Plattenhardt: Das stimmt. Die Anforderungen an die Position des Außenverteidigers haben sich in den vergangenen Jahren weiterentwickelt und ähneln tatsächlich mehr und mehr denen eines Spielmachers. Man muss viel laufen und Wege nach vorne machen. Man muss den Überblick über die Laufwege der anderen Spieler haben und 90 Minuten hoch und runter rennen. Vorne die Flanken reinhauen und hinten zumachen, das ist schon ein sehr anspruchsvoller Job.
SPORT1: Welchen Anspruch hätten Sie im Falle Ihrer WM-Nominierung?
Plattenhardt: Ansprüche hat man gar keine. Mein Ziel ist erst mal, dabei zu sein. Dann möchte ich natürlich auch Einsatzminuten bekommen, das möchte aber jeder Spieler. Ich werde auf jeden Fall keiner sein, der einen Aufstand macht, wenn er nicht spielen sollte. Ich werde dann zurückstecken und für die Mannschaft da sein. Ich meine, das weiß Jogi Löw auch zu schätzen.
SPORT1: Einige Experten sahen Sie nicht im vorläufigen WM-Kader.
Plattenhardt: Keine Ahnung, das nehme ich den Experten jedenfalls nicht übel. Es ist ja klar, dass jeder spekuliert - aber entscheiden wird der Bundestrainer. Obwohl ich schon seit einem Jahr dabei bin, haben mich manche noch nicht so richtig auf dem Schirm. Klar wäre es schön, wenn ich auf der Cola-Dose drauf wäre. Aber das ist nicht entscheidend. Für mich bedeutet das einfach nur, weiter mein Bestes zu geben, um in Russland dabei zu sein. Dann wird bald jeder wissen, wer Marvin Plattenhardt ist. Darauf freue ich mich.
SPORT1: Sie haben Joachim Löw angesprochen. Was für ein Trainertyp ist der Bundestrainer?
Plattenhardt: Er hat definitiv seinen Ruhepuls, so schnell bringt ihn nichts aus der Ruhe.
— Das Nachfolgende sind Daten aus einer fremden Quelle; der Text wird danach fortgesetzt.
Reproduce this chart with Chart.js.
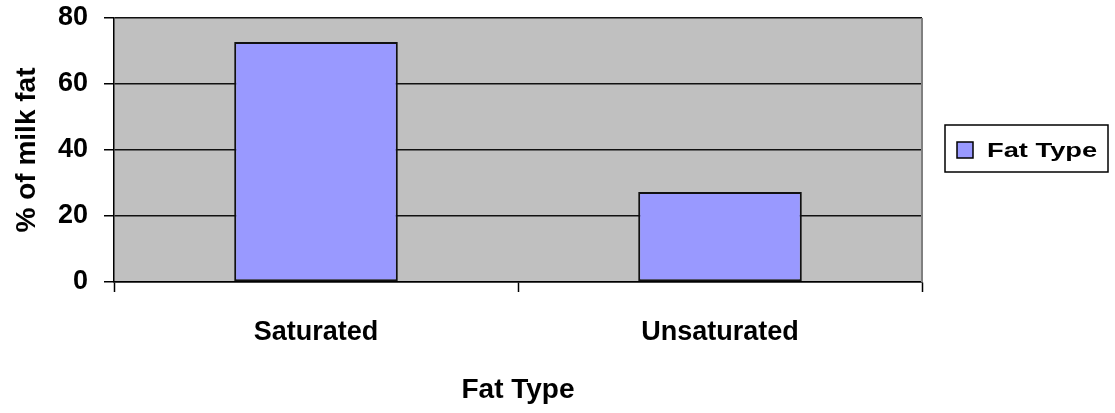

Dabei ist er natürlich hoch kompetent, er kann auch witzig sein und wenn es drauf ankommt, spricht er die Dinge konkret an. Ich kenne wirklich keinen Spieler, der nicht gut mit ihm zurechtkommt.
SPORT1: Schnell noch zum Schluss: Wie verfolgen Sie den Hype um Manuel Neuer?
Plattenhardt: Ich habe Manuel hier das erste Mal so richtig persönlich kennengelernt und kann seine Leistung jetzt aus nächster Nähe beobachten. Er ist ein Weltklasse-Torwart, auch wenn er jetzt fast ein Jahr nicht gespielt hat. Man sieht schon wieder seine guten Ansätze: Er macht das Spiel schnell und ist wieder mit dem Kopf dabei. Manuel ist schon jetzt wieder ein wichtiger Rückhalt für uns.